TASK REQUIREMENTS => Don't include pictures. Quote the lines below from the first through the line that contains "var chart = echarts.init(document.getElementById('chart'));".

DATA EXCERPT =>
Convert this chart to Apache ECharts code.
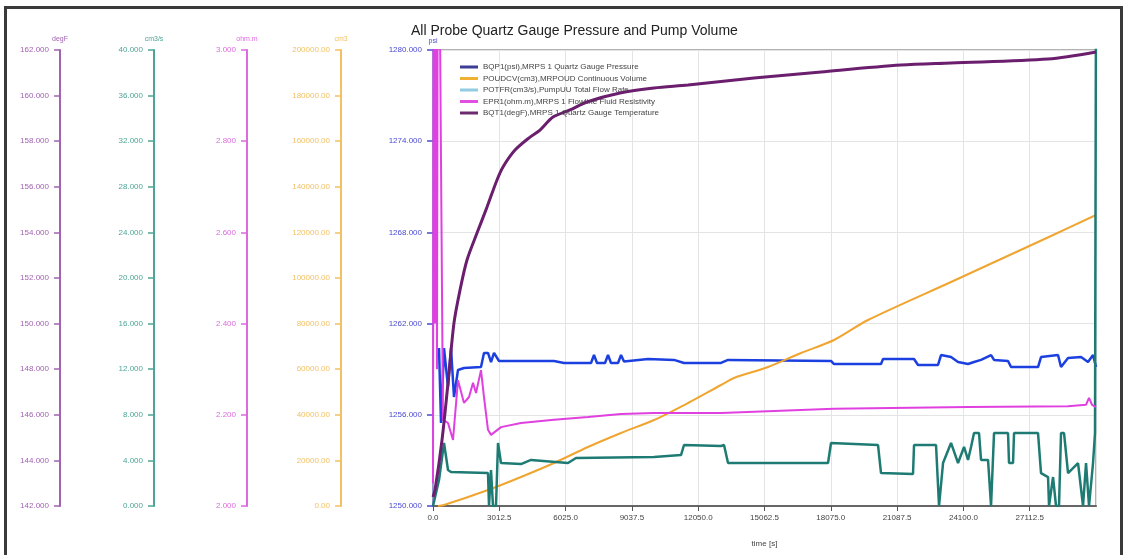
<!DOCTYPE html>
<html>
<head>
<meta charset="utf-8">
<title>All Probe Quartz Gauge Pressure and Pump Volume</title>
<script src="https://cdn.jsdelivr.net/npm/echarts@6/dist/echarts.min.js"></script>
<style>
html, body { margin: 0; padding: 0; background: #fff; }
#chart { width: 1124px; height: 555px; }
</style>
</head>
<body>
<div id="chart"></div>
<script>
var chart = echarts.init(document.getElementById('chart'));

var seriesNames = [
    'BQP1(psi),MRPS 1 Quartz Gauge Pressure',
    'POUDCV(cm3),MRPOUD Continuous Volume',
    'POTFR(cm3/s),PumpUU Total Flow Rate',
    'EPR1(ohm.m),MRPS 1 Flowline Fluid Resistivity',
    'BQT1(degF),MRPS 1 Quartz Gauge Temperature'
];

// [time s, value]
var pressure = [
    [273, 1260.39], [364, 1255.46], [500, 1260.39], [682, 1257.83], [818, 1260.39],
    [954, 1257.17], [1136, 1258.95], [1409, 1259.08], [2181, 1259.14], [2317, 1260.07],
    [2499, 1260.07], [2636, 1259.47], [2772, 1260.07], [2999, 1259.54], [5498, 1259.54],
    [5953, 1259.41], [7180, 1259.41], [7316, 1259.93], [7452, 1259.41], [7816, 1259.41],
    [7952, 1259.93], [8088, 1259.41], [8407, 1259.41], [8543, 1259.93], [8679, 1259.5],
    [9770, 1259.67], [10951, 1259.61], [11405, 1259.41], [13087, 1259.41], [13405, 1259.61],
    [18085, 1259.54], [18221, 1259.34], [20357, 1259.34], [20448, 1259.67], [21857, 1259.67],
    [22038, 1259.28], [22947, 1259.28], [23084, 1259.93], [23538, 1259.8], [23856, 1259.47],
    [24310, 1259.34], [24583, 1259.47], [24901, 1259.61], [25356, 1259.93], [25492, 1259.61],
    [26128, 1259.54], [26264, 1259.14], [27491, 1259.14], [27627, 1259.8], [28400, 1259.93],
    [28536, 1259.14], [28854, 1259.74], [29445, 1259.8], [29763, 1259.47], [29990, 1259.93],
    [30125, 1259.14]
];

var volume = [
    [227, 0], [500, 439], [2499, 7018], [3999, 12719], [5498, 18860], [7043, 25877],
    [8543, 32018], [10042, 37720], [11587, 45175], [13087, 53070], [13677, 56140],
    [15222, 60965], [16722, 67105], [18221, 72807], [19766, 81579], [23538, 98246],
    [25810, 108333], [28082, 118421], [30125, 127632]
];

var flowRate = [
    [0, 0], [273, 2.28], [500, 5.53], [682, 3.16], [818, 2.98], [2499, 2.89], [2545, 0],
    [2636, 3.16], [2726, 0], [2863, 0], [2954, 5.53], [3090, 3.77], [3999, 3.68],
    [4453, 4.04], [6134, 3.77], [6498, 4.21], [10042, 4.3], [11269, 4.47], [11405, 5.35],
    [13087, 5.26], [13223, 5.35], [13405, 3.77], [17949, 3.77], [18085, 5.53], [20221, 5.35],
    [20357, 2.89], [21811, 2.81], [21857, 5.35], [22856, 5.35], [22993, 0], [23175, 3.77],
    [23538, 5.53], [23856, 3.77], [24129, 5.18], [24310, 4.04], [24447, 5.18], [24583, 6.4],
    [24810, 6.4], [24901, 4.04], [25219, 4.04], [25356, 0], [25492, 6.4], [26128, 6.4],
    [26173, 3.77], [26355, 3.77], [26401, 6.4], [27491, 6.4], [27627, 2.89], [27946, 2.54],
    [27991, 0], [28173, 2.54], [28309, 0], [28445, 0], [28536, 6.4], [28673, 6.4],
    [28854, 2.89], [29309, 3.77], [29536, 0], [29672, 3.77], [29808, 0], [29990, 3.77],
    [30080, 6.4], [30125, 45]
];

var resistivity = [
    [0, 2.05], [40, 3.6], [90, 2.4], [140, 3.6], [180, 2.3], [230, 3.6], [454, 2.189],
    [682, 2.182], [909, 2.145], [1136, 2.276], [1409, 2.226], [1636, 2.239], [1818, 2.27],
    [1954, 2.248], [2181, 2.298], [2317, 2.239], [2499, 2.167], [2636, 2.156], [3090, 2.173],
    [3999, 2.182], [5498, 2.189], [7043, 2.195], [8543, 2.202], [10042, 2.204], [13087, 2.204],
    [18221, 2.213], [24310, 2.217], [28854, 2.219], [29672, 2.222], [29808, 2.237],
    [29945, 2.222], [30125, 2.217]
];

var temperature = [
    [0, 142.4], [91, 142.7], [409, 144.89], [682, 147.39], [954, 150.03], [1227, 151.47],
    [1545, 152.79], [1999, 153.97], [2454, 155.11], [2908, 156.3], [3181, 156.87],
    [3726, 157.61], [4408, 158.18], [4862, 158.49], [5453, 159.06], [6225, 159.37],
    [6998, 159.72], [8498, 160.11], [10042, 160.33], [11587, 160.46], [14586, 160.77],
    [17631, 161.04], [21266, 161.34], [23538, 161.43], [27946, 161.6], [30125, 161.91]
];

var font = 'Liberation Sans, Arial, sans-serif';

function sideAxis(name, color, min, max, interval, offset, digits) {
    return {
        type: 'value',
        position: 'left',
        offset: offset,
        min: min,
        max: max,
        interval: interval,
        name: name,
        nameLocation: 'end',
        nameGap: 7,
        nameTextStyle: { color: color, fontSize: 7, fontFamily: font },
        axisLine: { show: true, lineStyle: { color: color, width: 2 } },
        axisTick: { show: true, length: 6, lineStyle: { color: color, width: 1.5 } },
        axisLabel: {
            color: color, fontSize: 8, fontFamily: font, margin: 11,
            formatter: function (v) { return v.toFixed(digits); }
        },
        splitLine: { show: false }
    };
}

var option = {
    animation: false,
    backgroundColor: '#fff',
    title: {
        text: 'All Probe Quartz Gauge Pressure and Pump Volume',
        left: 406,
        top: 19,
        textStyle: { color: '#222', fontSize: 14, fontWeight: 'normal', fontFamily: font }
    },
    graphic: [{
        type: 'rect',
        shape: { x: 5.5, y: 7.5, width: 1116, height: 600 },
        style: { fill: 'none', stroke: '#3a3a3a', lineWidth: 3 }
    }],
    legend: {
        orient: 'vertical',
        left: 460,
        top: 62,
        padding: 0,
        itemWidth: 18,
        itemHeight: 3,
        itemGap: 1.5,
        icon: 'rect',
        textStyle: { color: '#444', fontSize: 8, lineHeight: 10, fontFamily: font },
        data: [
            { name: seriesNames[0], itemStyle: { color: '#3d3d96' } },
            { name: seriesNames[1], itemStyle: { color: '#f0b030' } },
            { name: seriesNames[2], itemStyle: { color: '#92cce0' } },
            { name: seriesNames[3], itemStyle: { color: '#e050e0' } },
            { name: seriesNames[4], itemStyle: { color: '#6e2a6e' } }
        ]
    },
    grid: {
        left: 433, right: 28, top: 50, bottom: 49,
        show: true, borderColor: '#9a9a9a', borderWidth: 1.5
    },
    xAxis: {
        type: 'value',
        min: 0,
        max: 30125,
        interval: 3012.5,
        name: 'time [s]',
        nameLocation: 'middle',
        nameGap: 34,
        nameTextStyle: { color: '#444', fontSize: 8, fontFamily: font },
        axisLine: { lineStyle: { color: '#666', width: 2 } },
        axisTick: { length: 5, lineStyle: { color: '#555' } },
        axisLabel: {
            color: '#444', fontSize: 8, fontFamily: font, margin: 8, showMaxLabel: false,
            formatter: function (v) { return v.toFixed(1); }
        },
        splitLine: { show: true, lineStyle: { color: '#e4e4e4', width: 1 } }
    },
    yAxis: [
        {
            type: 'value',
            position: 'left',
            min: 1250,
            max: 1280,
            interval: 6,
            name: 'psi',
            nameLocation: 'end',
            nameGap: 5,
            nameTextStyle: { color: '#4a4ad0', fontSize: 7, fontFamily: font },
            axisLine: { show: true, lineStyle: { color: '#8a8ad8', width: 1.5 } },
            axisTick: { show: true, length: 6, lineStyle: { color: '#4a4ad0', width: 1.5 } },
            axisLabel: {
                color: '#4a4ad0', fontSize: 8, fontFamily: font, margin: 11,
                formatter: function (v) { return v.toFixed(3); }
            },
            splitLine: { show: true, lineStyle: { color: '#e4e4e4', width: 1 } }
        },
        sideAxis('cm3', '#f3c163', 0, 200000, 20000, 92, 2),
        sideAxis('ohm.m', '#dd6ade', 2, 3, 0.2, 186, 3),
        sideAxis('cm3/s', '#4ea596', 0, 40, 4, 279, 3),
        sideAxis('degF', '#a263b2', 142, 162, 2, 373, 3)
    ],
    series: [
        {
            name: seriesNames[0], type: 'line', yAxisIndex: 0, data: pressure,
            showSymbol: false, lineStyle: { color: '#1c40e0', width: 2.5 }, itemStyle: { color: '#1c40e0' }
        },
        {
            name: seriesNames[1], type: 'line', yAxisIndex: 1, data: volume,
            showSymbol: false, smooth: 0.3, lineStyle: { color: '#f0a530', width: 2 }, itemStyle: { color: '#f0a530' }
        },
        {
            name: seriesNames[2], type: 'line', yAxisIndex: 3, data: flowRate,
            showSymbol: false, lineStyle: { color: '#1e7b74', width: 2.5 }, itemStyle: { color: '#1e7b74' }
        },
        {
            name: seriesNames[3], type: 'line', yAxisIndex: 2, data: resistivity,
            showSymbol: false, lineStyle: { color: '#e040e0', width: 2 }, itemStyle: { color: '#e040e0' }
        },
        {
            name: seriesNames[4], type: 'line', yAxisIndex: 4, data: temperature,
            showSymbol: false, smooth: 0.3,
            lineStyle: { color: '#6b1e6e', width: 3 }, itemStyle: { color: '#6b1e6e' }
        }
    ]
};

chart.setOption(option);
</script>
</body>
</html>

THE RESPONSE =>
Convert this chart to Apache ECharts code.
<!DOCTYPE html>
<html>
<head>
<meta charset="utf-8">
<title>All Probe Quartz Gauge Pressure and Pump Volume</title>
<script src="https://cdn.jsdelivr.net/npm/echarts@6/dist/echarts.min.js"></script>
<style>
html, body { margin: 0; padding: 0; background: #fff; }
#chart { width: 1124px; height: 555px; }
</style>
</head>
<body>
<div id="chart"></div>
<script>
var chart = echarts.init(document.getElementById('chart'));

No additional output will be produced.